HAYES: Very, I think. And you'll see Republicans almost unanimous in their opposition to what the president does. But the group I'll be watching is Democrats.

Democrats in Congress, whatever moderate Democrats are left in Congress, do they support the president as he goes about emptying Guantanamo? I mean, there are reports that he wants to release or transfer another three, four dozen of the detainees who remain there of the 150-some-odd detainees who remain there to this day. Detainees who are there to this day are there for a reason. These are the worst of the worst that we've been hearing about.

WALLACE: Well, wait. Of the 132, I think about 68 have been cleared for release. One could argue whether they should be. But you're right, 64 of them have not been cleared for release and those certainly are the worst of the worst.

HAYES: Well, of those who have been cleared for release, it's important to understand what happened.
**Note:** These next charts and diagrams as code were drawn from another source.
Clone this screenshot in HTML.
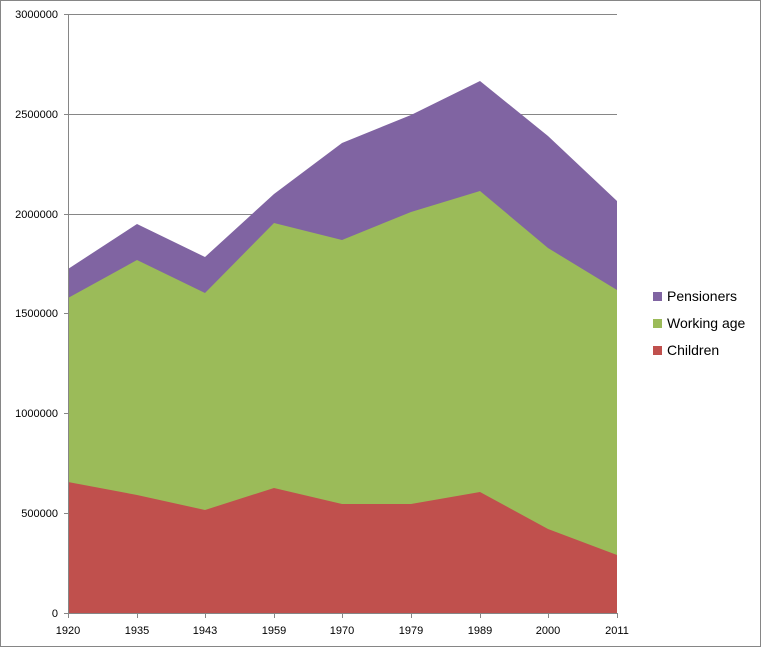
<!DOCTYPE html><html><head><style>body{margin:0;background:#fff}svg{display:block;font-family:"Liberation Sans",sans-serif}</style></head><body>
<svg width="762" height="648" xmlns="http://www.w3.org/2000/svg">
<rect x="0.5" y="0.5" width="760" height="646" fill="#fff" stroke="#868686"/>
<g stroke="#868686" stroke-width="1">
<line x1="68" y1="14.5" x2="617" y2="14.5"/><line x1="68" y1="114.5" x2="617" y2="114.5"/><line x1="68" y1="214.5" x2="617" y2="214.5"/><line x1="68" y1="313.5" x2="617" y2="313.5"/><line x1="68" y1="413.5" x2="617" y2="413.5"/><line x1="68" y1="513.5" x2="617" y2="513.5"/>
</g>
<polygon fill="#8064a2" points="68,269 137,224 205,257 274,194 342,143 411,115 480,81 548,136 617,201 617,613 68,613"/>
<polygon fill="#9bbb59" points="68,298 137,260 205,293 274,223 342,240 411,212 480,191 548,248 617,290 617,613 68,613"/>
<polygon fill="#c0504d" points="68,482 137,495 205,510 274,488 342,504 411,504 480,492 548,529 617,555 617,613 68,613"/>
<g stroke="#868686"><line x1="68.5" y1="14" x2="68.5" y2="613"/><line x1="64" y1="613.5" x2="617" y2="613.5"/>
<line x1="64" y1="14.5" x2="68" y2="14.5"/><line x1="64" y1="114.5" x2="68" y2="114.5"/><line x1="64" y1="214.5" x2="68" y2="214.5"/><line x1="64" y1="313.5" x2="68" y2="313.5"/><line x1="64" y1="413.5" x2="68" y2="413.5"/><line x1="64" y1="513.5" x2="68" y2="513.5"/>
<line x1="68.5" y1="613" x2="68.5" y2="618"/><line x1="137.5" y1="613" x2="137.5" y2="618"/><line x1="205.5" y1="613" x2="205.5" y2="618"/><line x1="274.5" y1="613" x2="274.5" y2="618"/><line x1="342.5" y1="613" x2="342.5" y2="618"/><line x1="411.5" y1="613" x2="411.5" y2="618"/><line x1="480.5" y1="613" x2="480.5" y2="618"/><line x1="548.5" y1="613" x2="548.5" y2="618"/><line x1="617.5" y1="613" x2="617.5" y2="618"/></g>
<g font-size="11" fill="#000" text-anchor="end">
<text x="58" y="18">3000000</text><text x="58" y="118">2500000</text><text x="58" y="218">2000000</text><text x="58" y="317">1500000</text><text x="58" y="417">1000000</text><text x="58" y="517">500000</text><text x="58" y="617">0</text></g>
<g font-size="11" fill="#000" text-anchor="middle">
<text x="68" y="634">1920</text><text x="137" y="634">1935</text><text x="205" y="634">1943</text><text x="274" y="634">1959</text><text x="342" y="634">1970</text><text x="411" y="634">1979</text><text x="480" y="634">1989</text><text x="548" y="634">2000</text><text x="617" y="634">2011</text></g>
<rect x="653" y="292" width="9" height="9" fill="#8064a2"/><rect x="653" y="319" width="9" height="9" fill="#9bbb59"/><rect x="653" y="346" width="9" height="9" fill="#c0504d"/>
<g font-size="14" fill="#000"><text x="667" y="301">Pensioners</text><text x="667" y="328">Working age</text><text x="667" y="355">Children</text></g>
</svg></body></html>
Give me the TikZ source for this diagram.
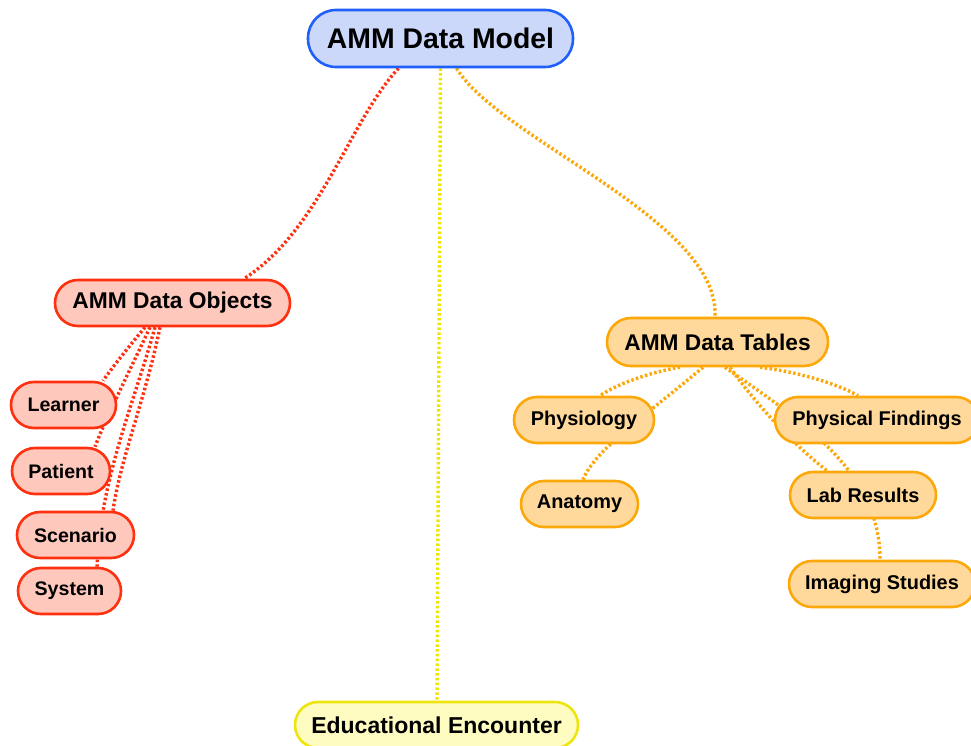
\documentclass[tikz,border=0pt]{standalone}
\usepackage{fontspec}
\setmainfont{Liberation Sans}
\usetikzlibrary{backgrounds}
\definecolor{bluebd}{HTML}{1F5FFA}
\definecolor{bluefl}{HTML}{CBD8FA}
\definecolor{redbd}{HTML}{FF3010}
\definecolor{redfl}{HTML}{FFC8BC}
\definecolor{orabd}{HTML}{FCA80A}
\definecolor{orafl}{HTML}{FFD99B}
\definecolor{yelbd}{HTML}{EEE40E}
\definecolor{yelfl}{HTML}{FFFCC2}
\definecolor{yelln}{HTML}{EEE600}
\tikzset{
  pill/.style={draw, line width=2.6pt, rounded corners=#1, inner sep=0pt, font=\bfseries},
  toppill/.style={pill=28pt, draw=bluebd, fill=bluefl, minimum height=57pt, font=\bfseries\fontsize{28.4}{30}\selectfont},
  redbig/.style={pill=23pt, draw=redbd, fill=redfl, minimum height=46pt, font=\bfseries\fontsize{22.8}{26}\selectfont},
  redsm/.style={pill=23pt, draw=redbd, fill=redfl, minimum height=46pt, font=\bfseries\fontsize{19.6}{22}\selectfont},
  orabig/.style={pill=24pt, draw=orabd, fill=orafl, minimum height=48pt, font=\bfseries\fontsize{22.7}{26}\selectfont},
  orasm/.style={pill=23pt, draw=orabd, fill=orafl, minimum height=46pt, font=\bfseries\fontsize{19.9}{22}\selectfont},
  yelbig/.style={pill=23pt, draw=yelbd, fill=yelfl, minimum height=46pt, font=\bfseries\fontsize{23}{26}\selectfont},
  link/.style={line width=3.4pt, dash pattern=on 2.5pt off 2.3pt},
  redlink/.style={link, draw=redbd},
  oralink/.style={link, draw=orabd},
  yellink/.style={link, draw=yelln},
}
\begin{document}
\begin{tikzpicture}[x=1pt,y=-1pt]
\useasboundingbox (0,0) rectangle (971,746);
\node[toppill, minimum width=265pt] (model) at (440.5,38.5) {AMM Data Model};
\node[redbig, minimum width=235pt] (objects) at (172.5,303) {AMM Data Objects};
\node[redsm, minimum width=105pt] (learner) at (63.5,405) {Learner};
\node[redsm, minimum width=98pt] (patient) at (61,471) {Patient};
\node[redsm, minimum width=117pt] (scenario) at (75.5,535) {Scenario};
\node[redsm, minimum width=103pt] (system) at (69.5,591) {System};
\node[orabig, minimum width=221pt] (tables) at (717.5,342) {AMM Data Tables};
\node[orasm, minimum width=140pt] (physio) at (584,420) {Physiology};
\node[orasm, minimum width=117pt] (anatomy) at (579.5,504) {Anatomy};
\node[orasm, minimum width=204pt] (physfind) at (877,420) {Physical Findings};
\node[orasm, minimum width=146pt] (lab) at (863,495) {Lab Results};
\node[orasm, minimum width=186pt] (imaging) at (882,584) {Imaging Studies};
\node[yelbig, minimum width=283pt] (edu) at (436.5,725) {Educational Encounter};
\begin{scope}[on background layer]
\draw[redlink] ([xshift=-42pt]model.south) .. controls (350,120) and (320,230) .. ([xshift=71.5pt]objects.north);
\draw[oralink] ([xshift=16pt]model.south) .. controls (500,140) and (720,220) .. ([xshift=-2.5pt]tables.north);
\draw[yellink] (model.south) -- ([xshift=0.5pt]edu.north);
\draw[redlink] ([xshift=-27.5pt]objects.south) .. controls (130,345) and (112,368) .. ([xshift=39.5pt]learner.north);
\draw[redlink] ([xshift=-22.5pt]objects.south) .. controls (130,370) and (105,420) .. ([xshift=34pt]patient.north);
\draw[redlink] ([xshift=-12.5pt]objects.south) .. controls (145,400) and (120,460) .. ([xshift=37.5pt]scenario.north);
\draw[redlink] ([xshift=-17.5pt]objects.south) .. controls (135,400) and (100,480) .. ([xshift=27.5pt]system.north);
\draw[oralink] ([xshift=-37.5pt]tables.south) .. controls (650,372) and (615,385) .. ([xshift=16pt]physio.north);
\draw[oralink] ([xshift=-14.5pt]tables.south) .. controls (640,420) and (595,450) .. ([xshift=3.5pt]anatomy.north);
\draw[oralink] ([xshift=42.5pt]tables.south) .. controls (800,372) and (840,385) .. ([xshift=-19pt]physfind.north);
\draw[oralink] ([xshift=12.5pt]tables.south) .. controls (760,410) and (800,450) .. ([xshift=-36pt]lab.north);
\draw[oralink] ([xshift=7.5pt]tables.south) .. controls (800,420) and (880,470) .. ([xshift=-2pt]imaging.north);
\end{scope}
\end{tikzpicture}
\end{document}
There was the original Guantanamo Joint Task Force, the intel that made these assessments high risk, medium risk, low risk, in terms of transfers.

Then, the president empanelled a separate board, which reviewed what the work of the intelligence professionals and re-categorized a lot of these. And the president's board, which was made up a lot of human rights lawyer, folks who are more sympathetic to emptying Guantanamo, not surprisingly came to different conclusions than the intelligence specialists.

WALLACE: But you're saying all of these are high risks.

HAYES: Cleared for release does not mean innocent or somebody who is not a risk.